Task statement: Locate the lines where "page" occurs and copy them as they stand.

— begin Data for this exercise —

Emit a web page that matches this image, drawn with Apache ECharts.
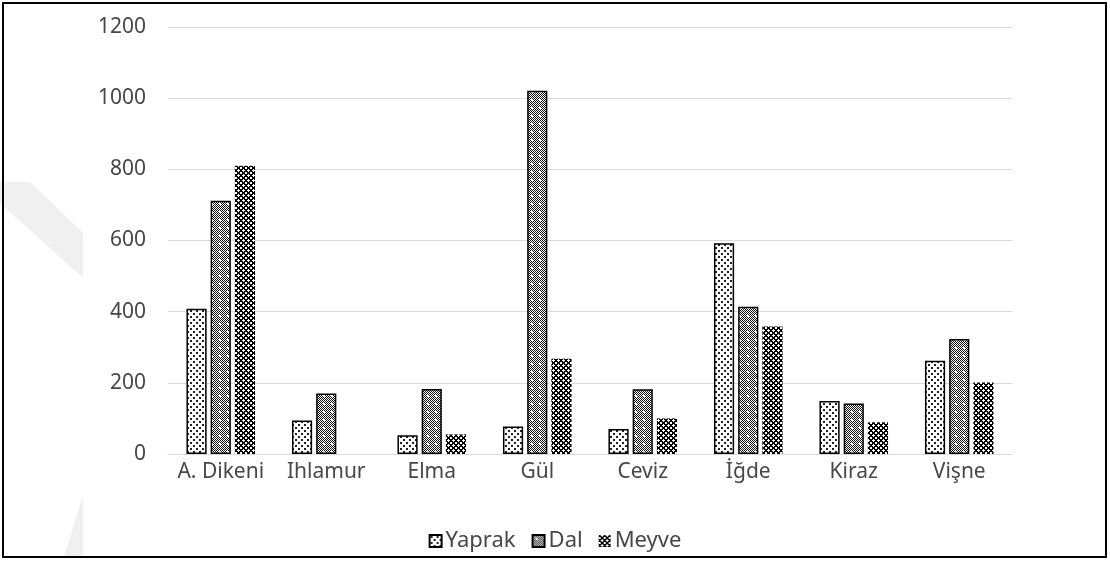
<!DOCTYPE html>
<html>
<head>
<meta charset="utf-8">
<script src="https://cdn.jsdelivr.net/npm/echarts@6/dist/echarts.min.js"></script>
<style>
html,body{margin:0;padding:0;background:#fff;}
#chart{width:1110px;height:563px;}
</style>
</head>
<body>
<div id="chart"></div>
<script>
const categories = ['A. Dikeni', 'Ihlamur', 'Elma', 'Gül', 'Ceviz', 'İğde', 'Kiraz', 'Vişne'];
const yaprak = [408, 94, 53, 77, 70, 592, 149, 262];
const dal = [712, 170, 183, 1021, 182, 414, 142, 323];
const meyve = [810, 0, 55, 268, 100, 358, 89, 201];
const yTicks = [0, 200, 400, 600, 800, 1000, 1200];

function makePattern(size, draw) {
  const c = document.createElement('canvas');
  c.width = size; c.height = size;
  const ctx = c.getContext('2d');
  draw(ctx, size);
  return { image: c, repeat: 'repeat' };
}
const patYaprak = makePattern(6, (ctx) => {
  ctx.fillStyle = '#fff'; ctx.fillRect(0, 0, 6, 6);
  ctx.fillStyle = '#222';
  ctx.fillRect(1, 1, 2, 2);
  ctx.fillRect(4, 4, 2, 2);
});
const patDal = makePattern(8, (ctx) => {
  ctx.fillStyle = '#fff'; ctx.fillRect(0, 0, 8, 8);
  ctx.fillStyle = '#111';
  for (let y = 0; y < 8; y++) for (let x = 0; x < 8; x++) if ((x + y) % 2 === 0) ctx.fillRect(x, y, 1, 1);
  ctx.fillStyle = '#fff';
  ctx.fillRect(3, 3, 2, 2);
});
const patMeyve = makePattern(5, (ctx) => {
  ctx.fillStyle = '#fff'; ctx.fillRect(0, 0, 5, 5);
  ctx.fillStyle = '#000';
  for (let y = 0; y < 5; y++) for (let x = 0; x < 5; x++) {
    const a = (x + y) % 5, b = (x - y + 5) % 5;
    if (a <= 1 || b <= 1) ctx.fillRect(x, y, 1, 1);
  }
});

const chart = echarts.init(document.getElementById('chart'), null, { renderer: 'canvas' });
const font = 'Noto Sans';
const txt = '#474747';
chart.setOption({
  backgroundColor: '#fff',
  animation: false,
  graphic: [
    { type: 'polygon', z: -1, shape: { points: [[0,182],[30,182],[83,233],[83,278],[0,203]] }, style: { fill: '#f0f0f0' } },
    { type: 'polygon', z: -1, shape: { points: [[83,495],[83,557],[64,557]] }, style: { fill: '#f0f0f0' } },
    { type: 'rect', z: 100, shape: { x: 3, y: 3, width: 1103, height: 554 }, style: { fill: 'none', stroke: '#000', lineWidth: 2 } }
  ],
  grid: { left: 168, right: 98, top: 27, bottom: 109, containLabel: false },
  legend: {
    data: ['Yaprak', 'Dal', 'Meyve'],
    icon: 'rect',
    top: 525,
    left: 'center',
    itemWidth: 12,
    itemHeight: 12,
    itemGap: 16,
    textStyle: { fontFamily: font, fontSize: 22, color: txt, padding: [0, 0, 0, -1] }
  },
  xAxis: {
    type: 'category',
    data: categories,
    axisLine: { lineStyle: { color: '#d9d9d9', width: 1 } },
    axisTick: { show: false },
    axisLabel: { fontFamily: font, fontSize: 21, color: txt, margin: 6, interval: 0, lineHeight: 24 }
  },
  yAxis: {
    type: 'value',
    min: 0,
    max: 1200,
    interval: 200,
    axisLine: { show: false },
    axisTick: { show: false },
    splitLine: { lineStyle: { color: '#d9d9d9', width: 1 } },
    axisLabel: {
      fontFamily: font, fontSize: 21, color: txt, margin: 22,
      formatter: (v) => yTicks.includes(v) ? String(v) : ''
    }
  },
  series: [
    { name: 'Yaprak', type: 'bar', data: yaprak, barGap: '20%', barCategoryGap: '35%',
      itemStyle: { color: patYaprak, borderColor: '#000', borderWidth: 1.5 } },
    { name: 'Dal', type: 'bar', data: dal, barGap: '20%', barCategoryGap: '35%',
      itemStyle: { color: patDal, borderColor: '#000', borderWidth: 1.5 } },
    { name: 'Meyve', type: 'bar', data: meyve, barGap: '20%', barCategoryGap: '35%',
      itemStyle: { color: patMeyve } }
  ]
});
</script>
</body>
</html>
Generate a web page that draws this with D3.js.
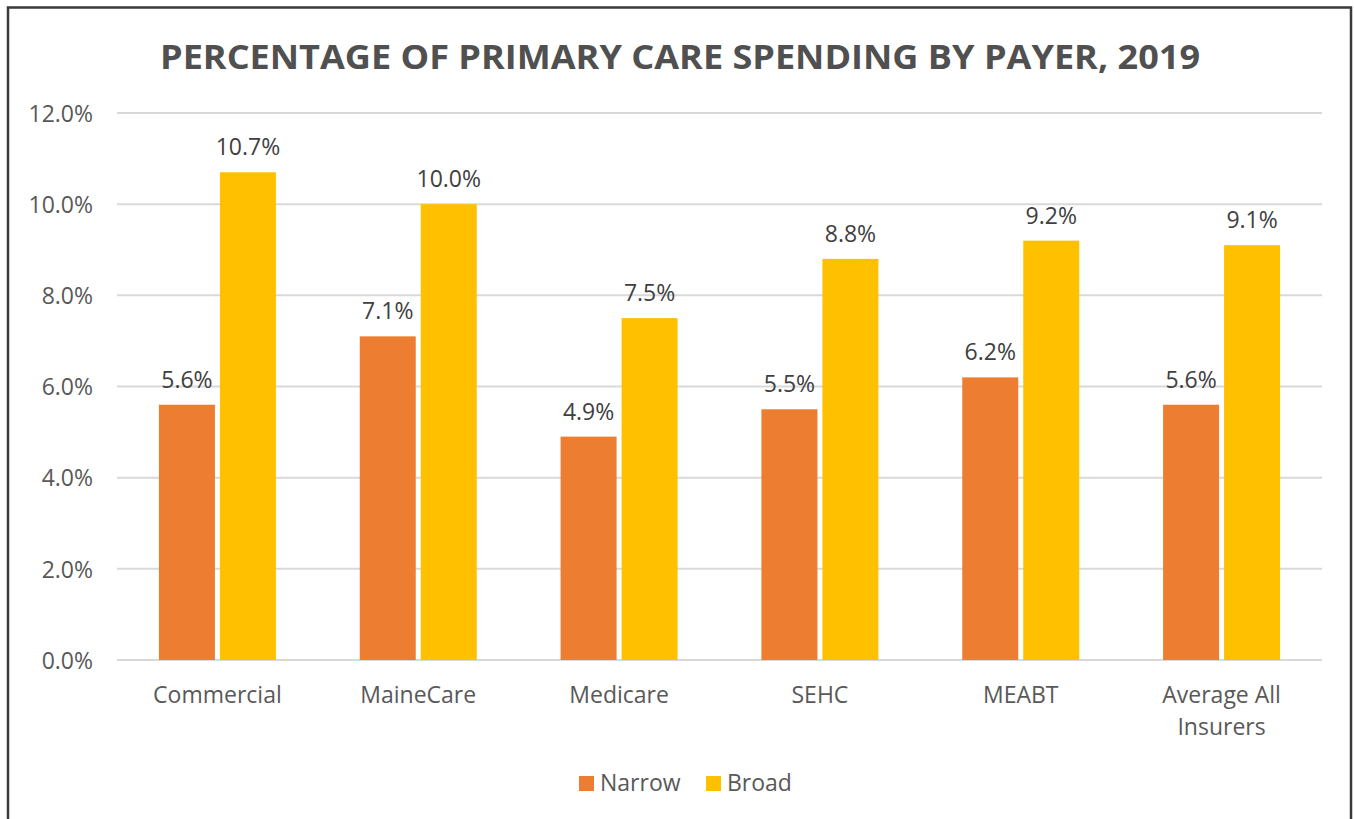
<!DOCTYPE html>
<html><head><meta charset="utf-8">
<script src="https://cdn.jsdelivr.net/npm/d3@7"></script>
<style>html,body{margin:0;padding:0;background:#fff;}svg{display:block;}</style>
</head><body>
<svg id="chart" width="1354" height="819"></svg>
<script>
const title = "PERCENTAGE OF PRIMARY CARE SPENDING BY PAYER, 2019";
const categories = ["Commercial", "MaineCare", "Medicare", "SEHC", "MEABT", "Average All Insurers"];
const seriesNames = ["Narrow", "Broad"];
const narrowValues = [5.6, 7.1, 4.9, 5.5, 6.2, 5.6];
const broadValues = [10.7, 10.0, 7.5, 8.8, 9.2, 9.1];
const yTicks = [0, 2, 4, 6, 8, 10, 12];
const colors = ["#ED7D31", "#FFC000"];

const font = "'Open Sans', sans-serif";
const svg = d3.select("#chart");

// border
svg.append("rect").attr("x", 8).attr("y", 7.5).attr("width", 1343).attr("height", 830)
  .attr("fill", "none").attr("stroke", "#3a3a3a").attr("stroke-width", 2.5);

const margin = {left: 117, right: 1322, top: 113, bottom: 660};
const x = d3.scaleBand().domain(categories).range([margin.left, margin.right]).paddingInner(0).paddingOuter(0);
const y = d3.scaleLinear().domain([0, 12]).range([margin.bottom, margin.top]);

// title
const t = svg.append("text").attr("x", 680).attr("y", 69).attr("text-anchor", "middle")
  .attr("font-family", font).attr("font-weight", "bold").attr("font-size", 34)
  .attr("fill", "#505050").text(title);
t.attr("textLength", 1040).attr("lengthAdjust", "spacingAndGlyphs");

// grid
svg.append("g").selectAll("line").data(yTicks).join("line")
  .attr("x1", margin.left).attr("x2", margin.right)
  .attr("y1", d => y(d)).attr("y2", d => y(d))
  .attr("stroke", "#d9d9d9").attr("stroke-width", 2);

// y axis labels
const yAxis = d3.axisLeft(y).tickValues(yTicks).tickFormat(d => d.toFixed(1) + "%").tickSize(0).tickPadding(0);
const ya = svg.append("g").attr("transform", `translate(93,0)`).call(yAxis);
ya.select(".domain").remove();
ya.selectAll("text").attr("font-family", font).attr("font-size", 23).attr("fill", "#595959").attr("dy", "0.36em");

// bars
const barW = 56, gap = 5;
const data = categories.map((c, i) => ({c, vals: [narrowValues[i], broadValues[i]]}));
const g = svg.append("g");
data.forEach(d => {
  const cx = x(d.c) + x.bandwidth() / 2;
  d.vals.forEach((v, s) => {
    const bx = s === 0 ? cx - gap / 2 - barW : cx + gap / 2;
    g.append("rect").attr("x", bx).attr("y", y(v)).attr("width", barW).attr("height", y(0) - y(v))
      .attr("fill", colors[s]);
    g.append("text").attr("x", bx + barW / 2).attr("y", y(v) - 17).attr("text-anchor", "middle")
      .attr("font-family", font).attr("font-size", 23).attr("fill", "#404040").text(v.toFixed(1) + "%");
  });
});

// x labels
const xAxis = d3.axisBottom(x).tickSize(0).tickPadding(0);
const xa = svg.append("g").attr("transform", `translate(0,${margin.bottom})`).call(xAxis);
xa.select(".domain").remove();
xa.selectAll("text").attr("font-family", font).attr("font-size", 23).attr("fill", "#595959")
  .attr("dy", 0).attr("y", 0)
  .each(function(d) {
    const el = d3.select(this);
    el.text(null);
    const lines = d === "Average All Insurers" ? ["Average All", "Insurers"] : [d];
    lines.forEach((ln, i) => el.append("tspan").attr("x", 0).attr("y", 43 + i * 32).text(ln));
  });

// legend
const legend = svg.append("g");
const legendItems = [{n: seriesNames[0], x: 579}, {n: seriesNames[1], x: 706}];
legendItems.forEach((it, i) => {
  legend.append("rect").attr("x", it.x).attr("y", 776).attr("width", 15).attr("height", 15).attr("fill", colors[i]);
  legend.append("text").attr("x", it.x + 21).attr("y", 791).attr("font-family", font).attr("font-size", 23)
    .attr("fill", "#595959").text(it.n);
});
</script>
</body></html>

— end Data for this exercise —

Answer to the exercise:
Emit a web page that matches this image, drawn with Apache ECharts.
Generate a web page that draws this with D3.js.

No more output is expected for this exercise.